Cuba’s government and people have been anticipating this moment for a long time, but questions about their readiness for an onslaught of American visitors are being raised.
The doubts focus on the capacity and quality of Cuba’s tourist infrastructure, but also on possible political effects on an island that has resisted U.S. influence for 50 years.
After years of animosity with the United States, Cuban leaders do not like to say that developments such as the Varadero marina, and other big golf and leisure projects, are being built with the American market in mind.
The official line is that Cuba is preparing for visitors from the whole world and if that includes Americans, so be it.
But the United States is the natural market for Cuba, whose economy is reeling from the damage inflicted by three hurricanes last year and the ongoing global financial crisis.
A study for the International Monetary Fund estimated that as many as 3.5 million Americans could visit Cuba annually if the travel ban was lifted.
But travel experts say 500,000 is a more likely maximum the Cuban government would allow in the early years because it does not have enough facilities for more.
“Cuba is ready to absorb another half million visitors a year, but not another million, just because of hotel capacity,” said a foreign businessman in Cuba’s travel industry.
“I’m sure they will try to control as much as they can in order to avoid a boom that nobody can control. Every country in the world would try to do the same,” he added.
One of Cuba’s biggest sources of cash in recent years has been foreign tourism, which brought in 2.3 million visitors and $2.5 billion in revenues in 2008.
According to government statistics, the island had about 55,000 hotel rooms in 2007, the last year for which numbers are available. At least 10,000 more are under construction, and others are on the drawing boards.
Experts say Cuba will need more four- and five-star hotels for Americans, but also more and better restaurants, shops, rental cars and other tourist amenities.
Before Fidel Castro took power on January 1, 1959 in a guerrilla uprising, Cuba was a U.S. playground where Americans swilled booze during Prohibition and gambled and partied the night away in Mafia-built casinos and nightclubs in the 1950s.

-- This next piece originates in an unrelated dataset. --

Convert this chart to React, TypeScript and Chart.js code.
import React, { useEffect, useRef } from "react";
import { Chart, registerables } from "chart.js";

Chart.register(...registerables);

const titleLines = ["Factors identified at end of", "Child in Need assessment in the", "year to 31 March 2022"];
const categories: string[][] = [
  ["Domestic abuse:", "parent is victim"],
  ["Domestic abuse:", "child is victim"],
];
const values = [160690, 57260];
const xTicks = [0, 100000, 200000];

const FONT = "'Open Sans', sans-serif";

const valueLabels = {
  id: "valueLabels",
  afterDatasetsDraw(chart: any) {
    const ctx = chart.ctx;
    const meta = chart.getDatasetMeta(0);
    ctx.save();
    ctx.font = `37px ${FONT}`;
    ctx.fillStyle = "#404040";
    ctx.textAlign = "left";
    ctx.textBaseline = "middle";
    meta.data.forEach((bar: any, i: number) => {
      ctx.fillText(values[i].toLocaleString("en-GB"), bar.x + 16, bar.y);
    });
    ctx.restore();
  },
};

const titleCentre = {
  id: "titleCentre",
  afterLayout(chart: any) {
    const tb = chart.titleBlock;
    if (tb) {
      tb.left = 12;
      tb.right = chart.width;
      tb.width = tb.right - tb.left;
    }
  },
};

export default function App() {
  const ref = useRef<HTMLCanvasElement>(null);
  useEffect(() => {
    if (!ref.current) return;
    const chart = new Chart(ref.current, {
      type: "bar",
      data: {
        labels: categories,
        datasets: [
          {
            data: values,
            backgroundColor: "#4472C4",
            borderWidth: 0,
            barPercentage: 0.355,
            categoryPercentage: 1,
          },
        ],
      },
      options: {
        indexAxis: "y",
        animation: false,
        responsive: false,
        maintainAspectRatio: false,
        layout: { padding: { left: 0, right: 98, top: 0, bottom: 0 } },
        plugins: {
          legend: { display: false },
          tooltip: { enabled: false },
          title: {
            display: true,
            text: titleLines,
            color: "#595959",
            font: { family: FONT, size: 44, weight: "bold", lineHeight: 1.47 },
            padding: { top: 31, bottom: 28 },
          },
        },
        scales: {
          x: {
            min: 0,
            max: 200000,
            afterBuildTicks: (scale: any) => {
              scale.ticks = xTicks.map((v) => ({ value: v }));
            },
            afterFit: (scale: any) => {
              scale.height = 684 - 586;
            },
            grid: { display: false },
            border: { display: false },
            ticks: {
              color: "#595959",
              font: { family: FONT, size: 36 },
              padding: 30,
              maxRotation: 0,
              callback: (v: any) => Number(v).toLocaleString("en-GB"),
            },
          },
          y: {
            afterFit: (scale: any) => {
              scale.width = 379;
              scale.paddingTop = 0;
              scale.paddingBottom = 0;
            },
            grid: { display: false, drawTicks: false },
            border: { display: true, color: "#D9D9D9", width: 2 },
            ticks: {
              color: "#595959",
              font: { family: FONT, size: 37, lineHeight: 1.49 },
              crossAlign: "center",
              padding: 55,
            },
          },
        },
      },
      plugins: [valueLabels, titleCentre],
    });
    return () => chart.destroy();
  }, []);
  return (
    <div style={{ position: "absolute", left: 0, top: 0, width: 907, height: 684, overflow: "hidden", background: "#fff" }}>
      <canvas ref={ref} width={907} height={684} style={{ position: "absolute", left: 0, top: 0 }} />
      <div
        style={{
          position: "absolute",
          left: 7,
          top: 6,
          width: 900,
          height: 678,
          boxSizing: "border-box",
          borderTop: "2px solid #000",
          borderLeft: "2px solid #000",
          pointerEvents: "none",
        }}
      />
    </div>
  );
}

They came in boats and planes, and ferries carried them back and forth across the Straits of Florida from Key West. They filled up Havana hotels like the Plaza and the Inglaterra and hung out at Sloppy Joe’s bar or the Tropicana night club.
In 2007, Cuban government figures show just 40,000 people visited from the United States, although the overall figure is said to be far higher because many come to the island through other countries on visits that are illegal under U.S. law.
By comparison, 660,000 came from Canada, the top supplier of tourists to the island, followed by Europe.
Opponents of the Cuba embargo hope more American visitors could open up future opportunities for U.S. investors in a Cuban market now dominated by Europeans and Canadians.
“I think there’s going to be a lot more pressure from the likes of Marriott and Hyatt and Starwood and others to allow U.S. investment,” said Ashby.
Because of its proximity, travel experts say it is inevitable the United States will one day dominate Cuba tourism again. Within 10 years, said one industry source, perhaps 70 percent of the island’s visitors will be American or Canadian.
When that happens, said Nigel Hunt, head of Cubaism Ltd, an Internet travel sales site, Europeans who currently make up about 40 percent of Cuba tourists may go elsewhere.
“If Cuba becomes Americanized, it would probably be less attractive to Europeans ... That’s what makes Cuba interesting, modern American culture is not so pervasive here,” he said.
The possible “Americanization” of Cuba is a selling point in Washington for lifting the travel ban. Supporters say the more Americans who visit the island, the more pressure there will be for an economic and political opening on the island.
While Cuba’s leaders may fret over the prospect of large numbers of Americans arriving, ordinary people in Varadero who depend on tourism for a living seem much less worried.
“Not one person here has anything against the Americans,” said hotel cook and taxi driver Jorge Mendives as he puffed on a cigarette outside the stately Mansion Xanadu hotel, built in the 1920’s by U.S. millionaire Irenee du Pont de Nemours.
“Let them come to Varadero in their boats or whatever because for us the Americans mean one thing — more money”.